# What needs to be done:
Leave out the pictures and copy every record exactly.

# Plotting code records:
○ ○ ○
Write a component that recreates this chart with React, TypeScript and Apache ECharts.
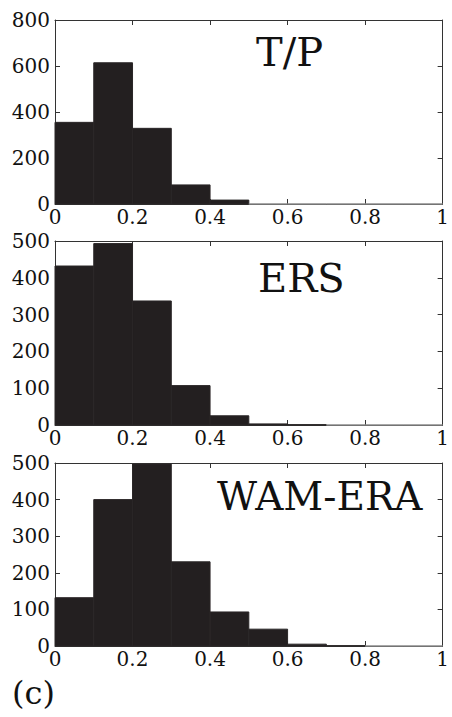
import React, { useEffect, useRef } from "react";
import * as echarts from "echarts";

const binStarts = [0, 0.1, 0.2, 0.3, 0.4, 0.5, 0.6, 0.7, 0.8, 0.9];
const binWidth = 0.1;
const tpCounts = [355, 614, 329, 83, 17, 0, 0, 0, 0, 0];
const ersCounts = [432, 493, 337, 107, 25, 3, 1, 0, 0, 0];
const wamCounts = [132, 400, 497, 230, 93, 46, 5, 1, 0, 0];
const panelTitles = ["T/P", "ERS", "WAM-ERA"];
const yMaxes = [800, 500, 500];
const yIntervals = [200, 100, 100];
const xTicks = [0, 0.2, 0.4, 0.6, 0.8, 1];

const FONT = "DejaVu Serif";
const AXIS_COLOR = "#333";
const TEXT_COLOR = "#111";

export default function App() {
  const ref = useRef<HTMLDivElement>(null);
  useEffect(() => {
    if (!ref.current) return;
    const chart = echarts.init(ref.current, null, { renderer: "svg" });
    const grids = [
      { left: 55, top: 20, width: 393, height: 184 },
      { left: 55, top: 241, width: 393, height: 184 },
      { left: 55, top: 463, width: 393, height: 183 },
    ];
    const allCounts = [tpCounts, ersCounts, wamCounts];
    const xAxes: any[] = [];
    const yAxes: any[] = [];
    const series: any[] = [];
    grids.forEach((g, i) => {
      xAxes.push({
        type: "value", gridIndex: i, min: 0, max: 1, interval: 0.2, position: "bottom",
        axisLine: { show: true, onZero: false, lineStyle: { color: AXIS_COLOR, width: 1 } },
        axisTick: { show: true, inside: true, length: 5, lineStyle: { color: AXIS_COLOR } },
        splitLine: { show: false },
        axisLabel: {
          show: true, margin: 3, color: TEXT_COLOR, fontFamily: FONT, fontSize: 20,
          formatter: (v: number) => (xTicks.some((t) => Math.abs(t - v) < 1e-9) ? String(Math.round(v * 10) / 10) : ""),
        },
      });
      xAxes.push({
        type: "value", gridIndex: i, min: 0, max: 1, interval: 0.2, position: "top",
        axisLine: { show: true, onZero: false, lineStyle: { color: AXIS_COLOR, width: 1 } },
        axisTick: { show: true, inside: true, length: 5, lineStyle: { color: AXIS_COLOR } },
        splitLine: { show: false }, axisLabel: { show: false },
      });
      yAxes.push({
        type: "value", gridIndex: i, min: 0, max: yMaxes[i], interval: yIntervals[i], position: "left",
        axisLine: { show: true, onZero: false, lineStyle: { color: AXIS_COLOR, width: 1 } },
        axisTick: { show: true, inside: true, length: 5, lineStyle: { color: AXIS_COLOR } },
        splitLine: { show: false },
        axisLabel: { show: true, margin: 5, color: TEXT_COLOR, fontFamily: FONT, fontSize: 20 },
      });
      yAxes.push({
        type: "value", gridIndex: i, min: 0, max: yMaxes[i], interval: yIntervals[i], position: "right",
        axisLine: { show: true, onZero: false, lineStyle: { color: AXIS_COLOR, width: 1 } },
        axisTick: { show: true, inside: true, length: 5, lineStyle: { color: AXIS_COLOR } },
        splitLine: { show: false }, axisLabel: { show: false },
      });
      series.push({
        type: "custom",
        xAxisIndex: i * 2,
        yAxisIndex: i * 2,
        encode: { x: [0, 1], y: 2 },
        data: binStarts.map((b, k) => [b, b + binWidth, allCounts[i][k]]),
        renderItem: (params: any, api: any) => {
          const v = api.value(2);
          const p0 = api.coord([api.value(0), v]);
          const p1 = api.coord([api.value(1), 0]);
          return {
            type: "rect",
            shape: { x: p0[0], y: p0[1], width: p1[0] - p0[0], height: p1[1] - p0[1] },
            style: { fill: "#231f20", stroke: v > 0 ? "#2a2627" : "#8a8a8a", lineWidth: 1 },
          };
        },
      });
    });
    chart.setOption({
      animation: false,
      backgroundColor: "#ffffff",
      grid: grids,
      xAxis: xAxes,
      yAxis: yAxes,
      series,
      graphic: [
        { type: "text", left: 256, top: 32, style: { text: panelTitles[0], font: `40px '${FONT}'`, fill: TEXT_COLOR } },
        { type: "text", left: 258, top: 258, style: { text: panelTitles[1], font: `40px '${FONT}'`, fill: TEXT_COLOR } },
        { type: "text", left: 217, top: 477, style: { text: panelTitles[2], font: `39px '${FONT}'`, fill: TEXT_COLOR } },
        { type: "text", left: 12, top: 677, style: { text: "(c)", font: `32px '${FONT}'`, fill: TEXT_COLOR } },
      ],
    });
    return () => chart.dispose();
  }, []);
  return (
    <div
      ref={ref}
      style={{ position: "absolute", left: 0, top: 0, width: 452, height: 717, background: "#fff" }}
    />
  );
}
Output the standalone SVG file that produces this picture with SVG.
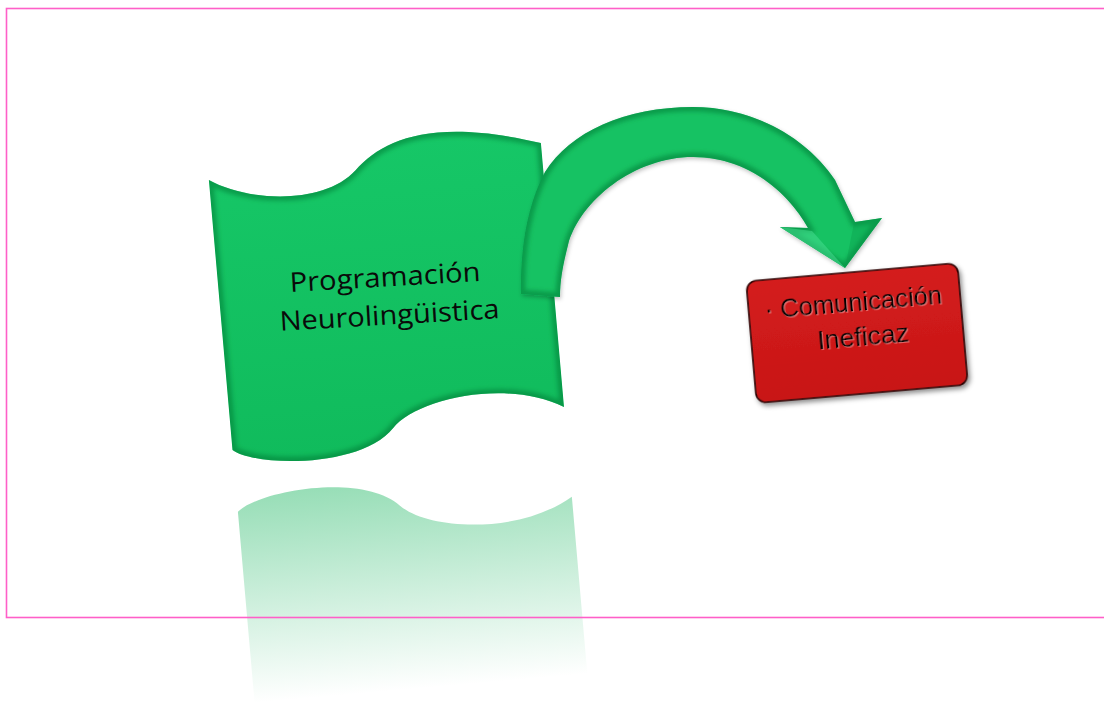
○ ○ ○
# Response:
Write a component that recreates this chart with React, TypeScript and Apache ECharts.
import React, { useEffect, useRef } from "react";
import * as echarts from "echarts";

const binStarts = [0, 0.1, 0.2, 0.3, 0.4, 0.5, 0.6, 0.7, 0.8, 0.9];
const binWidth = 0.1;
const tpCounts = [355, 614, 329, 83, 17, 0, 0, 0, 0, 0];
const ersCounts = [432, 493, 337, 107, 25, 3, 1, 0, 0, 0];
const wamCounts = [132, 400, 497, 230, 93, 46, 5, 1, 0, 0];
const panelTitles = ["T/P", "ERS", "WAM-ERA"];
const yMaxes = [800, 500, 500];
const yIntervals = [200, 100, 100];
const xTicks = [0, 0.2, 0.4, 0.6, 0.8, 1];

const FONT = "DejaVu Serif";
const AXIS_COLOR = "#333";
const TEXT_COLOR = "#111";

export default function App() {
  const ref = useRef<HTMLDivElement>(null);
  useEffect(() => {
    if (!ref.current) return;
    const chart = echarts.init(ref.current, null, { renderer: "svg" });
    const grids = [
      { left: 55, top: 20, width: 393, height: 184 },
      { left: 55, top: 241, width: 393, height: 184 },
      { left: 55, top: 463, width: 393, height: 183 },
    ];
    const allCounts = [tpCounts, ersCounts, wamCounts];
    const xAxes: any[] = [];
    const yAxes: any[] = [];
    const series: any[] = [];
    grids.forEach((g, i) => {
      xAxes.push({
        type: "value", gridIndex: i, min: 0, max: 1, interval: 0.2, position: "bottom",
        axisLine: { show: true, onZero: false, lineStyle: { color: AXIS_COLOR, width: 1 } },
        axisTick: { show: true, inside: true, length: 5, lineStyle: { color: AXIS_COLOR } },
        splitLine: { show: false },
        axisLabel: {
          show: true, margin: 3, color: TEXT_COLOR, fontFamily: FONT, fontSize: 20,
          formatter: (v: number) => (xTicks.some((t) => Math.abs(t - v) < 1e-9) ? String(Math.round(v * 10) / 10) : ""),
        },
      });
      xAxes.push({
        type: "value", gridIndex: i, min: 0, max: 1, interval: 0.2, position: "top",
        axisLine: { show: true, onZero: false, lineStyle: { color: AXIS_COLOR, width: 1 } },
        axisTick: { show: true, inside: true, length: 5, lineStyle: { color: AXIS_COLOR } },
        splitLine: { show: false }, axisLabel: { show: false },
      });
      yAxes.push({
        type: "value", gridIndex: i, min: 0, max: yMaxes[i], interval: yIntervals[i], position: "left",
        axisLine: { show: true, onZero: false, lineStyle: { color: AXIS_COLOR, width: 1 } },
        axisTick: { show: true, inside: true, length: 5, lineStyle: { color: AXIS_COLOR } },
        splitLine: { show: false },
        axisLabel: { show: true, margin: 5, color: TEXT_COLOR, fontFamily: FONT, fontSize: 20 },
      });
      yAxes.push({
        type: "value", gridIndex: i, min: 0, max: yMaxes[i], interval: yIntervals[i], position: "right",
        axisLine: { show: true, onZero: false, lineStyle: { color: AXIS_COLOR, width: 1 } },
        axisTick: { show: true, inside: true, length: 5, lineStyle: { color: AXIS_COLOR } },
        splitLine: { show: false }, axisLabel: { show: false },
      });
      series.push({
        type: "custom",
        xAxisIndex: i * 2,
        yAxisIndex: i * 2,
        encode: { x: [0, 1], y: 2 },
        data: binStarts.map((b, k) => [b, b + binWidth, allCounts[i][k]]),
        renderItem: (params: any, api: any) => {
          const v = api.value(2);
          const p0 = api.coord([api.value(0), v]);
          const p1 = api.coord([api.value(1), 0]);
          return {
            type: "rect",
            shape: { x: p0[0], y: p0[1], width: p1[0] - p0[0], height: p1[1] - p0[1] },
            style: { fill: "#231f20", stroke: v > 0 ? "#2a2627" : "#8a8a8a", lineWidth: 1 },
          };
        },
      });
    });
    chart.setOption({
      animation: false,
      backgroundColor: "#ffffff",
      grid: grids,
      xAxis: xAxes,
      yAxis: yAxes,
      series,
      graphic: [
        { type: "text", left: 256, top: 32, style: { text: panelTitles[0], font: `40px '${FONT}'`, fill: TEXT_COLOR } },
        { type: "text", left: 258, top: 258, style: { text: panelTitles[1], font: `40px '${FONT}'`, fill: TEXT_COLOR } },
        { type: "text", left: 217, top: 477, style: { text: panelTitles[2], font: `39px '${FONT}'`, fill: TEXT_COLOR } },
        { type: "text", left: 12, top: 677, style: { text: "(c)", font: `32px '${FONT}'`, fill: TEXT_COLOR } },
      ],
    });
    return () => chart.dispose();
  }, []);
  return (
    <div
      ref={ref}
      style={{ position: "absolute", left: 0, top: 0, width: 452, height: 717, background: "#fff" }}
    />
  );
}
Output the standalone SVG file that produces this picture with SVG.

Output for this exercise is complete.